I came across this simple theory of overoptimism recently (though it was published years ago).  Suppose an agent has at least two actions from which to choose.  An action gives either a payoff one or zero.  For each, the agent has a subjective probability that the action gives a payoff of one.   The probabilities  of success are drawn independently from the same distribution G.  Agent A then chooses one his actions, the one with the highest mean, according to his subjective beliefs.  How do his beliefs about this action compare to those of an arbitrary observer?

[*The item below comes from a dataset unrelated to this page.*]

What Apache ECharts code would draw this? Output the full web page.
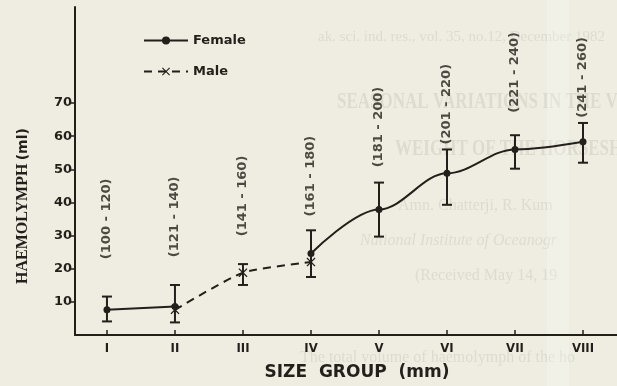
<!DOCTYPE html>
<html>
<head>
<meta charset="utf-8">
<script src="https://cdn.jsdelivr.net/npm/echarts@6/dist/echarts.min.js"></script>
<style>
  html, body { margin: 0; padding: 0; background: #efede1; }
  #chart { width: 617px; height: 386px; }
</style>
</head>
<body>
<div id="chart"></div>
<script>
// size groups (x axis) and their ranges in mm
var categories = ['I', 'II', 'III', 'IV', 'V', 'VI', 'VII', 'VIII'];
var rangeLabels = ['(100 - 120)', '(121 - 140)', '(141 - 160)', '(161 - 180)',
                   '(181 - 200)', '(201 - 220)', '(221 - 240)', '(241 - 260)'];
// value where each range label starts (bottom of the vertical text)
var rangeLabelBase = [22.9, 23.5, 29.8, 35.8, 50.6, 57.5, 67.1, 65.6];

// haemolymph (ml); null = no point for that group
var femaleValues = [7.6, 8.6, null, 24.6, 37.9, 48.8, 56.0, 58.3];
var maleValues = [null, 7.6, 18.8, 22.0, null, null, null, null];
var errLow = [4.1, 3.8, 15.1, 17.5, 29.7, 39.3, 50.2, 52.0];
var errHigh = [11.6, 15.1, 21.4, 31.6, 46.0, 56.0, 60.3, 64.0];

var yTicks = [10, 20, 30, 40, 50, 60, 70];

var ink = '#231f1b';
var xPos = categories.map(function (c, i) { return i + 1; });

function toPairs(vals) {
    return vals.map(function (v, i) { return [i + 1, v == null ? '-' : v]; });
}

// I-beam error bars
function renderErrorBar(params, api) {
    var hi = api.coord([api.value(0), api.value(2)]);
    var lo = api.coord([api.value(0), api.value(1)]);
    var cap = 5;
    var st = { stroke: ink, lineWidth: 2 };
    return {
        type: 'group',
        children: [
            { type: 'line', shape: { x1: hi[0], y1: hi[1], x2: lo[0], y2: lo[1] }, style: st },
            { type: 'line', shape: { x1: hi[0] - cap, y1: hi[1], x2: hi[0] + cap, y2: hi[1] }, style: st },
            { type: 'line', shape: { x1: lo[0] - cap, y1: lo[1], x2: lo[0] + cap, y2: lo[1] }, style: st }
        ]
    };
}

var xMark = 'path://M1,0 L5,4 L9,0 L10,1 L6,5 L10,9 L9,10 L5,6 L1,10 L0,9 L4,5 L0,1 Z';

// faint show-through from the printed page behind
var ghost = 'rgba(70,70,60,0.10)';
var ghostLines = [
    { text: 'ak. sci. ind. res., vol. 35, no.12, December 1982', left: 318, top: 30, size: 15, weight: 'normal', style: 'normal', sy: 1 },
    { text: 'SEASONAL VARIATIONS IN THE VO', left: 337, top: 90, size: 17, weight: 'bold', style: 'normal', sy: 1.4 },
    { text: 'WEIGHT OF THE HORSESHOE C', left: 395, top: 137, size: 17, weight: 'bold', style: 'normal', sy: 1.4 },
    { text: 'Amn. Chatterji, R. Kum', left: 398, top: 198, size: 16, weight: 'normal', style: 'normal', sy: 1 },
    { text: 'National Institute of Oceanogr', left: 360, top: 233, size: 16, weight: 'normal', style: 'italic', sy: 1 },
    { text: '(Received May 14, 19', left: 415, top: 268, size: 16, weight: 'normal', style: 'normal', sy: 1 },
    { text: 'The total volume of haemolymph of the ho', left: 300, top: 350, size: 16, weight: 'normal', style: 'normal', sy: 1 }
];

var graphic = ghostLines.map(function (g) {
    return {
        type: 'text', left: g.left, top: g.top, z: 0, silent: true,
        scaleY: g.sy,
        style: {
            text: g.text, fill: ghost,
            font: g.style + ' ' + g.weight + ' ' + g.size + 'px "Liberation Serif", serif'
        }
    };
});
graphic.push({
    type: 'rect', left: 547, top: 0, z: 0, silent: true,
    shape: { width: 22, height: 386 },
    style: { fill: 'rgba(255,255,255,0.22)' }
});

var dom = echarts.init(document.getElementById('chart'));
var option = {
    backgroundColor: '#efede1',
    animation: false,
    graphic: graphic,
    legend: {
        data: ['Female', 'Male'],
        orient: 'vertical',
        left: 138,
        top: 29,
        itemWidth: 44,
        itemHeight: 10,
        itemGap: 18,
        textStyle: { color: ink, fontSize: 13, fontWeight: 'bold', fontFamily: 'DejaVu Sans' }
    },
    grid: { left: 75, right: 0, top: 7, bottom: 50 },
    xAxis: {
        type: 'value',
        min: 0.53,
        max: 8.5,
        name: 'SIZE  GROUP  (mm)',
        nameLocation: 'middle',
        nameGap: 29,
        nameTextStyle: {
            color: ink, fontSize: 17, fontWeight: 'bold', fontFamily: 'DejaVu Sans',
            padding: [0, 0, 0, 22]
        },
        axisLine: { lineStyle: { color: ink, width: 2 } },
        axisTick: { inside: true, length: 5, customValues: xPos, lineStyle: { color: ink, width: 1.5 } },
        axisLabel: {
            customValues: xPos,
            margin: 7,
            color: ink, fontSize: 13, fontWeight: 'bold', fontFamily: 'DejaVu Sans Condensed',
            formatter: function (v) { return categories[Math.round(v) - 1] || ''; }
        },
        splitLine: { show: false }
    },
    yAxis: {
        type: 'value',
        min: 0,
        max: 99,
        name: '{a|HAEMOLYMPH} {b|(ml)}',
        nameLocation: 'middle',
        nameGap: 44,
        nameTextStyle: {
            padding: [0, 70, 0, 0],
            rich: {
                a: { color: ink, fontSize: 16, fontWeight: 'bold', fontFamily: 'Liberation Serif' },
                b: { color: ink, fontSize: 14, fontWeight: 'bold', fontFamily: 'DejaVu Sans' }
            }
        },
        axisLine: { show: true, lineStyle: { color: ink, width: 2 } },
        axisTick: { show: true, length: 5, customValues: yTicks, lineStyle: { color: ink, width: 1.5 } },
        axisLabel: {
            customValues: yTicks,
            margin: 3,
            color: ink, fontSize: 13, fontWeight: 'bold', fontFamily: 'DejaVu Sans'
        },
        splitLine: { show: false }
    },
    series: [
        {
            name: 'Female',
            type: 'line',
            data: toPairs(femaleValues),
            connectNulls: false,
            smooth: 0.35,
            smoothMonotone: 'x',
            symbol: 'circle',
            symbolSize: 7,
            itemStyle: { color: ink },
            lineStyle: { color: ink, width: 2 },
            z: 4
        },
        {
            name: 'Male',
            type: 'line',
            data: toPairs(maleValues),
            smooth: 0.2,
            symbol: xMark,
            symbolSize: 9,
            itemStyle: { color: ink },
            lineStyle: { color: ink, width: 2, type: [8, 6] },
            z: 4
        },
        {
            name: 'err',
            type: 'custom',
            renderItem: renderErrorBar,
            data: categories.map(function (c, i) { return [i + 1, errLow[i], errHigh[i]]; }),
            z: 3
        },
        {
            name: 'ranges',
            type: 'scatter',
            symbolSize: 1,
            itemStyle: { color: 'rgba(0,0,0,0)' },
            data: categories.map(function (c, i) { return [i + 1, rangeLabelBase[i]]; }),
            label: {
                show: true,
                position: 'inside',
                rotate: 90,
                align: 'left',
                verticalAlign: 'middle',
                color: ink,
                fontSize: 13,
                fontWeight: 'bold',
                fontFamily: 'DejaVu Sans',
                formatter: function (p) { return rangeLabels[p.dataIndex]; }
            },
            z: 5
        }
    ]
};
dom.setOption(option);
</script>
</body>
</html>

Here’s where it gets interesting.  The observer’s beliefs are different from agent A’s.  They are drawn from the same distribution G but there is no reason that the observer’s beliefs are the same as agent A’s.  In fact, the action agent A took will only be the best one from the observer’s perspective by accident.  Actually, the observer’s beliefs will be the average of the distribution G which is lower than the belief of  agent A since agent A deliberately took the action which he thought was the best.  This implies that the agent A who took the action is “overoptimistic” relative to an arbitrary observer.

There are two further points.  If there is just one action, this phenomenon does not arise.  If agents have the same beliefs (a common prior), it also does not arise.  So it relies on diverse beliefs and multiple actions.  The paper is called “Rational Overoptimism and Other Biases” and is by Eric Van den Steen.